Six degrees of separation? More like 3.57, says Facebook
Loading...
The world is more closely connected than you think.
Hungarian writer Frigyes Karinthy first introduced the idea in 1929 that people are separated by six degrees. According to the six degrees of separation theory, each person on Earth could be connected to any other person by tracing a path through six acquaintances. In other words, any one of us is just six people away from President Obama, Pope Francis – or even evasive Islamic State terror leader Abu Bakr al-Baghdadi.
But social media is shrinking the world and it turns out we're now closer to 3.57 degrees of separation, according to Facebook.
“In honor of Friends Day, we’ve crunched the Facebook friend graph and determined that the number is actually 3.57,” writes Facebook’s data team, adding that the figures only account for Facebook members. “Each person in the world (at least among the 1.59 billion people active on Facebook) is connected to every other person by an average of three and a half other people.”
In the US, Americans are even more closely connected – 3.46 degrees compared to 3.75 worldwide – according to the research.
In fact, even as the world population has ballooned, the degrees of separation between its 7 billion inhabitants has been shrinking over time as more of the world goes online. A Facebook study commissioned in 2011, when about a tenth of the world's population was on the social network, concluded there were 3.74 degrees of separation. In 2008 the number was 4.28.
“Our collective ‘degrees of separation’ have shrunk over the past five years,” Facebook’s data team writes. “In 2011, researchers at Cornell, the Università degli Studi di Milano, and Facebook computed the average across the 721 million people using the site then, and found that it was 3.74. Now, with twice as many people using the site, we’ve grown more interconnected, thus shortening the distance between any two people in the world.”
On its blog post, Facebook includes a calculator that computes how close you are from everyone else. Facebook CEO Mark Zuckerberg has 3.17 degrees of separation, while COO Sheryl Sandberg is at 2.92.
To find these numbers, and an average degree of separation, the Facebook team used algorithms to find the approximate number of people within 1, 2, 3, and so on, hops away from a source.
Facebook offered this simple scenario to illustrate the process. "Imagine a person with 100 friends. If each of his friends also has 100 friends, then the number of friends-of-friends will be 10,000. If each of those friends-of-friends also has 100 friends then the number of friends-of-friends-of-friends will be 1,000,000."
Facebook's research confirms what a number of other studies have found: That is, largely thanks to the Internet and social media, it turns out the world is getting smaller even as it grows.
Of course, there's also research to suggest that Facebook friends are not all meaningful relationships.
British anthropologist Robin Dunbar theorized in the early 1990s that a human being can have up to 150 meaningful relationships, which became known as "Dunbar's number."
As The Christian Science Monitor's Jeff Ward-Bailey reported, a new study by Mr.
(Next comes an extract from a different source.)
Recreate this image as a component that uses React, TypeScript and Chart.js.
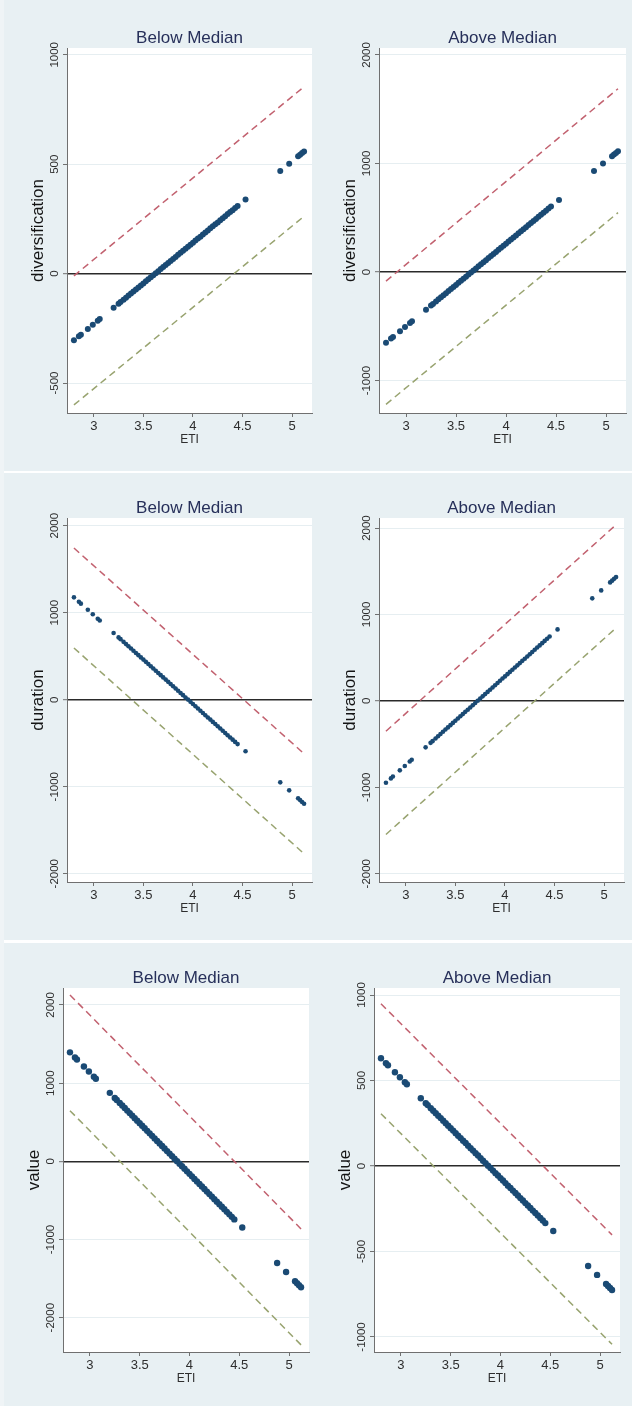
import React, { useEffect, useRef } from 'react';
import { Chart, registerables } from 'chart.js';

Chart.register(...registerables);

// ---------- data ----------
const ETI = [
  2.8, 2.85, 2.87, 2.94, 2.99, 3.04, 3.06, 3.2, 3.25, 3.27,
  3.3, 3.325, 3.35, 3.375, 3.4, 3.425, 3.45, 3.475, 3.5, 3.525,
  3.55, 3.575, 3.6, 3.625, 3.65, 3.675, 3.7, 3.725, 3.75, 3.775,
  3.8, 3.825, 3.85, 3.875, 3.9, 3.925, 3.95, 3.975, 4.0, 4.025,
  4.05, 4.075, 4.1, 4.125, 4.15, 4.175, 4.2, 4.225, 4.25, 4.275,
  4.3, 4.325, 4.35, 4.375, 4.4, 4.425, 4.45,
  4.53, 4.88, 4.97, 5.06, 5.08, 5.1, 5.12,
];

const DIVERSIFICATION_BELOW = [
  -305, -286, -279, -253, -234, -216, -208, -156, -138, -130,
  -119, -110, -100, -91, -82, -73, -63, -54, -45, -35,
  -26, -17, -7, 2, 11, 21, 30, 39, 48, 58,
  67, 76, 86, 95, 104, 114, 123, 132, 141, 151,
  160, 169, 179, 188, 197, 207, 216, 225, 234, 244,
  253, 262, 272, 281, 290, 300, 309,
  339, 469, 502, 536, 543, 551, 558,
];
const DIVERSIFICATION_ABOVE = [
  -650, -612, -597, -544, -506, -468, -452, -346, -308, -293,
  -270, -251, -232, -213, -194, -175, -156, -137, -118, -99,
  -80, -61, -42, -23, -4, 15, 34, 53, 72, 91,
  110, 129, 148, 167, 186, 205, 224, 243, 262, 281,
  300, 319, 338, 357, 376, 395, 414, 433, 452, 471,
  490, 509, 528, 547, 566, 585, 604,
  665, 931, 999, 1068, 1083, 1098, 1113,
];
const DURATION_BELOW = [
  1176, 1125, 1104, 1033, 982, 931, 910, 767, 716, 696,
  665, 639, 614, 588, 563, 537, 512, 486, 461, 435,
  410, 384, 358, 333, 307, 282, 256, 231, 205, 180,
  154, 128, 103, 77, 52, 26, 1, -25, -50, -76,
  -102, -127, -153, -178, -204, -229, -255, -280, -306, -331,
  -357, -383, -408, -434, -459, -485, -510,
  -592, -950, -1042, -1134, -1154, -1175, -1195,
];
const DURATION_ABOVE = [
  -948, -897, -876, -804, -753, -702, -681, -538, -486, -466,
  -435, -409, -384, -358, -332, -307, -281, -255, -230, -204,
  -178, -153, -127, -102, -76, -50, -25, 1, 27, 52,
  78, 104, 129, 155, 181, 206, 232, 258, 283, 309,
  335, 360, 386, 411, 437, 463, 488, 514, 540, 565,
  591, 617, 642, 668, 694, 719, 745,
  827, 1186, 1278, 1371, 1391, 1412, 1432,
];
const VALUE_BELOW = [
  1394, 1329, 1303, 1213, 1148, 1083, 1057, 876, 811, 785,
  747, 714, 682, 649, 617, 585, 552, 520, 488, 455,
  423, 390, 358, 326, 293, 261, 229, 196, 164, 131,
  99, 67, 34, 2, -31, -63, -95, -128, -160, -192,
  -225, -257, -290, -322, -354, -387, -419, -451, -484, -516,
  -549, -581, -613, -646, -678, -710, -743,
  -846, -1300, -1416, -1533, -1559, -1585, -1610,
];
const VALUE_ABOVE = [
  630, 601, 589, 548, 519, 490, 478, 396, 367, 356,
  338, 323, 309, 294, 280, 265, 250, 236, 221, 207,
  192, 177, 163, 148, 134, 119, 104, 90, 75, 61,
  46, 31, 17, 2, -12, -27, -42, -56, -71, -85,
  -100, -115, -129, -144, -158, -173, -188, -202, -217, -231,
  -246, -261, -275, -290, -304, -319, -334,
  -380, -585, -637, -690, -702, -713, -725,
];

// confidence bounds (dashed lines), at the ends of the ETI range
const CI_ETI = [2.8, 5.12];
const DIVERSIFICATION_BELOW_UPPER = [-10, 854];
const DIVERSIFICATION_BELOW_LOWER = [-600, 262];
const DIVERSIFICATION_ABOVE_UPPER = [-83, 1689];
const DIVERSIFICATION_ABOVE_LOWER = [-1218, 547];
const DURATION_BELOW_UPPER = [1743, -621];
const DURATION_BELOW_LOWER = [594, -1770];
const DURATION_ABOVE_UPPER = [-351, 2038];
const DURATION_ABOVE_LOWER = [-1546, 844];
const VALUE_BELOW_UPPER = [2128, -865];
const VALUE_BELOW_LOWER = [648, -2348];
const VALUE_ABOVE_UPPER = [949, -403];
const VALUE_ABOVE_LOWER = [306, -1043];

// ticks
const X_TICKS = [3, 3.5, 4, 4.5, 5];
const X_TICK_LABELS = ['3', '3.5', '4', '4.5', '5'];
const DIVERSIFICATION_BELOW_TICKS = [-500, 0, 500, 1000];
const DIVERSIFICATION_BELOW_TICK_LABELS = ['-500', '0', '500', '1000'];
const DIVERSIFICATION_ABOVE_TICKS = [-1000, 0, 1000, 2000];
const DIVERSIFICATION_ABOVE_TICK_LABELS = ['-1000', '0', '1000', '2000'];
const DURATION_TICKS = [-2000, -1000, 0, 1000, 2000];
const DURATION_TICK_LABELS = ['-2000', '-1000', '0', '1000', '2000'];
const VALUE_BELOW_TICKS = [-2000, -1000, 0, 1000, 2000];
const VALUE_BELOW_TICK_LABELS = ['-2000', '-1000', '0', '1000', '2000'];
const VALUE_ABOVE_TICKS = [-1000, -500, 0, 500, 1000];
const VALUE_ABOVE_TICK_LABELS = ['-1000', '-500', '0', '500', '1000'];

const X_MIN = 2.73;
const X_MAX = 5.2;

// ---------- styles ----------
const FONT = '"Liberation Sans", Arial, Helvetica, sans-serif';
const BG = '#e8f0f3';
const MARKER = '#1a4a74';
const UPPER_COLOR = '#c2616f';
const LOWER_COLOR = '#98a36f';
const AXIS_COLOR = '#707070';
const GRID_COLOR = '#e6eef1';
const ZERO_COLOR = '#2a2a2a';
const TITLE_COLOR = '#27305a';
const TEXT_COLOR = '#2e2e2e';

type PanelSpec = {
  title: string;
  yLabel: string;
  values: number[];
  upper: number[];
  lower: number[];
  yTicks: number[];
  yTickLabels: string[];
  yMin: number;
  yMax: number;
  cell: [number, number, number, number]; // left, top, width, height
  plot: [number, number, number, number]; // left, top, right, bottom
  radius: number;
};

const PANELS: PanelSpec[] = [
  {
    title: 'Below Median', yLabel: 'diversification',
    values: DIVERSIFICATION_BELOW, upper: DIVERSIFICATION_BELOW_UPPER, lower: DIVERSIFICATION_BELOW_LOWER,
    yTicks: DIVERSIFICATION_BELOW_TICKS, yTickLabels: DIVERSIFICATION_BELOW_TICK_LABELS,
    yMin: -637, yMax: 1031, cell: [0, 0, 316, 471], plot: [67, 48, 313, 413], radius: 3.0,
  },
  {
    title: 'Above Median', yLabel: 'diversification',
    values: DIVERSIFICATION_ABOVE, upper: DIVERSIFICATION_ABOVE_UPPER, lower: DIVERSIFICATION_ABOVE_LOWER,
    yTicks: DIVERSIFICATION_ABOVE_TICKS, yTickLabels: DIVERSIFICATION_ABOVE_TICK_LABELS,
    yMin: -1298, yMax: 2064, cell: [316, 0, 316, 471], plot: [379, 48, 626, 413], radius: 3.0,
  },
  {
    title: 'Below Median', yLabel: 'duration',
    values: DURATION_BELOW, upper: DURATION_BELOW_UPPER, lower: DURATION_BELOW_LOWER,
    yTicks: DURATION_TICKS, yTickLabels: DURATION_TICK_LABELS,
    yMin: -2095, yMax: 2088, cell: [0, 473, 316, 467], plot: [67, 518, 313, 882], radius: 2.3,
  },
  {
    title: 'Above Median', yLabel: 'duration',
    values: DURATION_ABOVE, upper: DURATION_ABOVE_UPPER, lower: DURATION_ABOVE_LOWER,
    yTicks: DURATION_TICKS, yTickLabels: DURATION_TICK_LABELS,
    yMin: -2096, yMax: 2116, cell: [316, 473, 316, 467], plot: [379, 518, 624, 882], radius: 2.3,
  },
  {
    title: 'Below Median', yLabel: 'value',
    values: VALUE_BELOW, upper: VALUE_BELOW_UPPER, lower: VALUE_BELOW_LOWER,
    yTicks: VALUE_BELOW_TICKS, yTickLabels: VALUE_BELOW_TICK_LABELS,
    yMin: -2439, yMax: 2217, cell: [0, 943, 316, 463], plot: [63, 988, 309, 1352], radius: 3.2,
  },
  {
    title: 'Above Median', yLabel: 'value',
    values: VALUE_ABOVE, upper: VALUE_ABOVE_UPPER, lower: VALUE_ABOVE_LOWER,
    yTicks: VALUE_ABOVE_TICKS, yTickLabels: VALUE_ABOVE_TICK_LABELS,
    yMin: -1088, yMax: 1041, cell: [316, 943, 316, 463], plot: [374, 988, 620, 1352], radius: 3.2,
  },
];

const X_AXIS_HEIGHT = 40;

function makeDecor(p: PanelSpec) {
  return {
    id: 'decor',
    beforeDraw(chart: any) {
      const { ctx, chartArea: a } = chart;
      ctx.save();
      ctx.fillStyle = '#ffffff';
      ctx.fillRect(a.left, a.top, a.right - a.left, a.bottom - a.top);
      ctx.restore();
    },
    afterDraw(chart: any) {
      const { ctx, chartArea: a } = chart;
      const ys = chart.scales.y;
      const cx = (a.left + a.right) / 2;
      const cy = (a.top + a.bottom) / 2;
      ctx.save();
      // panel title
      ctx.font = `17px ${FONT}`;
      ctx.fillStyle = TITLE_COLOR;
      ctx.textAlign = 'center';
      ctx.textBaseline = 'alphabetic';
      ctx.fillText(p.title, cx, a.top - 5.5);
      // y tick labels (rotated)
      ctx.font = `11.5px ${FONT}`;
      ctx.fillStyle = TEXT_COLOR;
      p.yTicks.forEach((v, i) => {
        const py = ys.getPixelForValue(v);
        ctx.save();
        ctx.translate(a.left - 9.5, py);
        ctx.rotate(-Math.PI / 2);
        ctx.fillText(p.yTickLabels[i], 0, 0);
        ctx.restore();
      });
      // y axis title
      ctx.font = `17px ${FONT}`;
      ctx.fillStyle = '#141414';
      ctx.save();
      ctx.translate(a.left - 24, cy);
      ctx.rotate(-Math.PI / 2);
      ctx.fillText(p.yLabel, 0, 0);
      ctx.restore();
      // x axis title
      ctx.font = `12px ${FONT}`;
      ctx.fillStyle = TEXT_COLOR;
      ctx.fillText('ETI', cx, a.bottom + 30);
      ctx.restore();
    },
  };
}

function Panel({ p }: { p: PanelSpec }) {
  const ref = useRef<HTMLCanvasElement | null>(null);
  useEffect(() => {
    const canvas = ref.current;
    if (!canvas) return;
    const [cl, ct, cw, ch] = p.cell;
    const [l, t, r, b] = p.plot;
    const points = ETI.map((x, i) => ({ x, y: p.values[i] }));
    const upper = CI_ETI.map((x, i) => ({ x, y: p.upper[i] }));
    const lower = CI_ETI.map((x, i) => ({ x, y: p.lower[i] }));
    const chart = new Chart(canvas, {
      type: 'scatter',
      data: {
        datasets: [
          {
            label: 'effect',
            data: points,
            pointRadius: p.radius,
            pointBackgroundColor: MARKER,
            pointBorderWidth: 0,
            showLine: false,
          },
          {
            label: 'upper',
            data: upper,
            showLine: true,
            pointRadius: 0,
            borderColor: UPPER_COLOR,
            borderWidth: 1.5,
            borderDash: [7, 4.5],
          },
          {
            label: 'lower',
            data: lower,
            showLine: true,
            pointRadius: 0,
            borderColor: LOWER_COLOR,
            borderWidth: 1.5,
            borderDash: [7, 4.5],
          },
        ],
      },
      options: {
        animation: false,
        responsive: false,
        maintainAspectRatio: false,
        devicePixelRatio: 1,
        events: [],
        layout: {
          padding: {
            left: l - cl,
            top: t - ct,
            right: cl + cw - r,
            bottom: ct + ch - b - X_AXIS_HEIGHT,
          },
        },
        plugins: {
          legend: { display: false },
          tooltip: { enabled: false },
          title: { display: false },
        },
        scales: {
          x: {
            type: 'linear',
            min: X_MIN,
            max: X_MAX,
            afterBuildTicks: (s: any) => {
              s.ticks = X_TICKS.map((v) => ({ value: v }));
            },
            afterFit: (s: any) => {
              s.height = X_AXIS_HEIGHT;
            },
            ticks: {
              autoSkip: false,
              maxRotation: 0,
              minRotation: 0,
              padding: 2,
              color: TEXT_COLOR,
              font: { family: FONT, size: 13 },
              callback: (_v: any, i: number) => X_TICK_LABELS[i],
            },
            grid: {
              drawOnChartArea: false,
              drawTicks: true,
              tickLength: 4,
              tickColor: AXIS_COLOR,
              tickWidth: 1,
            },
            border: { display: true, color: AXIS_COLOR, width: 1 },
          },
          y: {
            type: 'linear',
            min: p.yMin,
            max: p.yMax,
            afterBuildTicks: (s: any) => {
              s.ticks = p.yTicks.map((v) => ({ value: v }));
            },
            afterFit: (s: any) => {
              s.width = 0;
            },
            ticks: { display: false },
            grid: {
              drawOnChartArea: true,
              drawTicks: true,
              tickLength: 4,
              tickColor: AXIS_COLOR,
              tickWidth: 1,
              color: (c: any) => (c.tick && c.tick.value === 0 ? ZERO_COLOR : GRID_COLOR),
              lineWidth: (c: any) => (c.tick && c.tick.value === 0 ? 1.4 : 1),
            },
            border: { display: true, color: AXIS_COLOR, width: 1 },
          },
        },
      },
      plugins: [makeDecor(p)],
    } as any);
    return () => chart.destroy();
  }, [p]);
  const [cl, ct, cw, ch] = p.cell;
  return (
    <canvas
      ref={ref}
      width={cw}
      height={ch}
      style={{ position: 'absolute', left: cl, top: ct, width: cw, height: ch }}
    />
  );
}

export default function App() {
  return (
    <div
      style={{
        position: 'absolute',
        left: 0,
        top: 0,
        width: 632,
        height: 1406,
        background: '#ffffff',
        overflow: 'hidden',
      }}
    >
      <div style={{ position: 'absolute', left: 0, top: 0, width: 632, height: 471, background: BG }} />
      <div style={{ position: 'absolute', left: 0, top: 473, width: 632, height: 467, background: BG }} />
      <div style={{ position: 'absolute', left: 0, top: 943, width: 632, height: 463, background: BG }} />
      <div style={{ position: 'absolute', left: 0, top: 0, width: 4, height: 1406, background: '#eff4f6' }} />
      {PANELS.map((p, i) => (
        <Panel key={i} p={p} />
      ))}
    </div>
  );
}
Dunbar confirms that the average Facebook user has about 150 friends on the social network, but that’s not the same thing as having 150 friends in real life.
Dunbar's latest research shows that on average, only about 15 Facebook friends can be counted on to lend emotional support in difficult times, and only five Facebook friends could be counted as “close” friends.
That doesn’t mean that Facebook friendships are worthless, though. Mr. Dunbar found that social networks allow people to maintain relationships even when they’re busy or live far away from their friends. Facebook can be a good way to make sure that friendships don’t fade away, the study concedes.
Even though Facebook and other networks make it much easier to communicate with friends, there’s no real correlation between the number of Facebook friends someone has and the number of offline friends they have. At best, Dunbar finds, social networks allow people to cultivate casual friendships, which don’t require much emotional investment. Think of people you’d be glad to chat with at a party, but wouldn’t turn to for support in a crisis.